Oh, they must be right.
I probably don’t know enough yet.
Maybe I need to learn more.


On the surface, this looked like openness.
Curiosity.
Humility.

But underneath it was something else entirely.

It was a lack of self-trust, wrapped in kindness and curiosity.
And over time, that pattern quietly eroded my confidence.

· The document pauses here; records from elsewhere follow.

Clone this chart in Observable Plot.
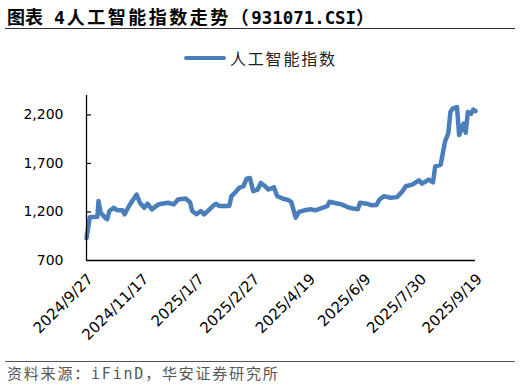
<!DOCTYPE html>
<html><head><meta charset="utf-8">
<script src="https://cdn.jsdelivr.net/npm/d3@7"></script>
<script src="https://cdn.jsdelivr.net/npm/@observablehq/plot@0.6"></script>
<style>
body{margin:0;background:#fff;}
#wrap{position:relative;width:521px;height:389px;overflow:hidden;font-family:"Noto Sans CJK SC",sans-serif;}
#title{position:absolute;left:7px;top:6px;font-size:18px;line-height:20px;font-weight:bold;color:#000;white-space:pre;}
.mono{font-family:"DejaVu Sans Mono",monospace;}
#rule1{position:absolute;left:5px;top:28px;width:510px;height:1px;background:#333;}
#legend{position:absolute;left:184px;top:48px;height:20px;display:flex;align-items:center;white-space:nowrap;}
#legend .sw{width:42px;height:4.5px;background:#4A7EBB;border-radius:2px;}
#legend .lab{margin-left:4px;font-size:16px;letter-spacing:1.8px;color:#222;}
#chart{position:absolute;left:0;top:70px;}
#rule2{position:absolute;left:5px;top:361px;width:510px;height:1px;background:#555;}
#caption{position:absolute;left:7px;top:365px;font-size:15px;line-height:19px;letter-spacing:1.8px;color:#555;white-space:nowrap;font-family:"DejaVu Sans Mono","Noto Sans CJK SC",monospace;}
</style></head>
<body>
<div id="wrap">
  <div id="title"><span>图表</span><span class="mono" style="margin-left:11px;margin-right:2px">4</span><span style="letter-spacing:2.5px">人工智能指数走势（</span><span class="mono" style="font-size:17.4px">931071.CSI</span><span>）</span></div>
  <div id="rule1"></div>
  <div id="legend"><div class="sw"></div><div class="lab">人工智能指数</div></div>
  <div id="chart"></div>
  <div id="rule2"></div>
  <div id="caption">资料来源：iFinD，华安证券研究所</div>
</div>
<script>
const dates = [
"2024-09-27","2024-09-30","2024-10-07","2024-10-08","2024-10-10","2024-10-14","2024-10-16","2024-10-18",
"2024-10-22","2024-10-25","2024-10-30","2024-11-01","2024-11-05","2024-11-08","2024-11-12","2024-11-15",
"2024-11-19","2024-11-22","2024-11-26","2024-12-02","2024-12-05","2024-12-11","2024-12-16","2024-12-20",
"2024-12-27","2024-12-31","2025-01-02","2025-01-06","2025-01-10","2025-01-13","2025-01-17","2025-01-22",
"2025-01-24","2025-01-27","2025-02-05","2025-02-07","2025-02-11","2025-02-14","2025-02-18","2025-02-21",
"2025-02-24","2025-02-27","2025-03-03","2025-03-06","2025-03-10","2025-03-13","2025-03-18","2025-03-21",
"2025-03-26","2025-04-01","2025-04-03","2025-04-07","2025-04-10","2025-04-15","2025-04-21","2025-04-25",
"2025-05-06","2025-05-08","2025-05-12","2025-05-19","2025-05-26","2025-06-03","2025-06-05","2025-06-11",
"2025-06-16","2025-06-20","2025-06-23","2025-06-27","2025-07-03","2025-07-09","2025-07-14","2025-07-17",
"2025-07-23","2025-07-29","2025-08-01","2025-08-07","2025-08-11","2025-08-13","2025-08-18","2025-08-20",
"2025-08-22","2025-08-25","2025-08-27","2025-08-29","2025-09-02","2025-09-04","2025-09-08","2025-09-10",
"2025-09-12","2025-09-15","2025-09-17","2025-09-19"];
const values = [
930,1145,1150,1312,1193,1142,1125,1210,
1244,1217,1217,1176,1261,1312,1380,1295,
1244,1285,1227,1278,1285,1295,1278,1329,
1339,1300,1210,1176,1210,1176,1217,1271,
1285,1261,1261,1363,1407,1448,1465,1543,
1550,1414,1431,1499,1465,1431,1455,1363,
1339,1319,1300,1142,1200,1217,1227,1217,
1261,1305,1295,1278,1244,1227,1295,1285,
1268,1271,1329,1363,1346,1353,1414,1465,
1482,1526,1492,1533,1506,1669,1686,1805,
1924,2009,2230,2264,2281,1992,2111,2016,
2230,2213,2254,2240];
const xTickDates = ["2024-09-27","2024-11-17","2025-01-07","2025-02-27","2025-04-19","2025-06-09","2025-07-30","2025-09-19"];
const yTicks = [700,1200,1700,2200];
const yDomain = [700,2400];
const xDomain = ["2024-09-27","2025-09-19"];

const data = dates.map((d,i)=>({date:new Date(d), value:values[i]}));
const chart = Plot.plot({
  width:521, height:290,
  marginLeft:86, marginRight:46, marginTop:25, marginBottom:100,
  x:{type:"utc", domain:xDomain.map(d=>new Date(d)), label:null},
  y:{domain:yDomain, label:null},
  style:{fontFamily:"DejaVu Sans, sans-serif", fontSize:"14px", color:"#000", background:"transparent", overflow:"visible"},
  marks:[
    Plot.axisY({ticks:yTicks, tickSize:0, tickPadding:23, tickFormat:d3.format(","), fontSize:14, label:null}),
    Plot.axisY({ticks:yTicks.slice(1), tickSize:5, dx:5, tickFormat:()=>null, strokeWidth:1.2, label:null}),
    Plot.axisX({ticks:xTickDates.map(d=>new Date(d)), tickSize:0, tickPadding:16, dx:4, tickRotate:-45,
      tickFormat:d3.utcFormat("%Y/%-m/%-d"), fontSize:15, label:null}),
    Plot.lineY(data,{x:"date", y:"value", stroke:"#4A7EBB", strokeWidth:4.5, curve:"linear"}),
    Plot.ruleX([new Date(xDomain[0])],{stroke:"#000", strokeWidth:1.3}),
    Plot.ruleY([yDomain[0]],{stroke:"#000", strokeWidth:1.3})
  ]
});
document.getElementById("chart").appendChild(chart);
</script>
</body></html>
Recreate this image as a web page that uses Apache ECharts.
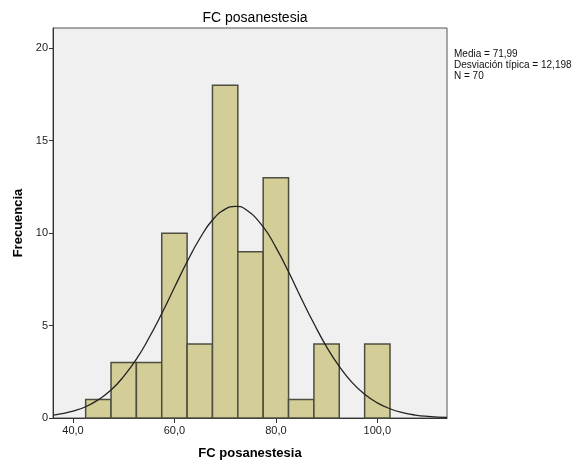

The Hidden Cost of Always Deferring to Others

There’s a version of people-pleasing that doesn’t look like saying yes to everything.
It looks like constantly questioning your own knowing.

It looks like:
  • needing more certifications before speaking
  • seeking external validation before trusting an insight
  • assuming others’ experiences carry more weight than your own
  • feeling unsure even when something has worked for you


I wasn’t trying to disappear.
I was trying to get it right.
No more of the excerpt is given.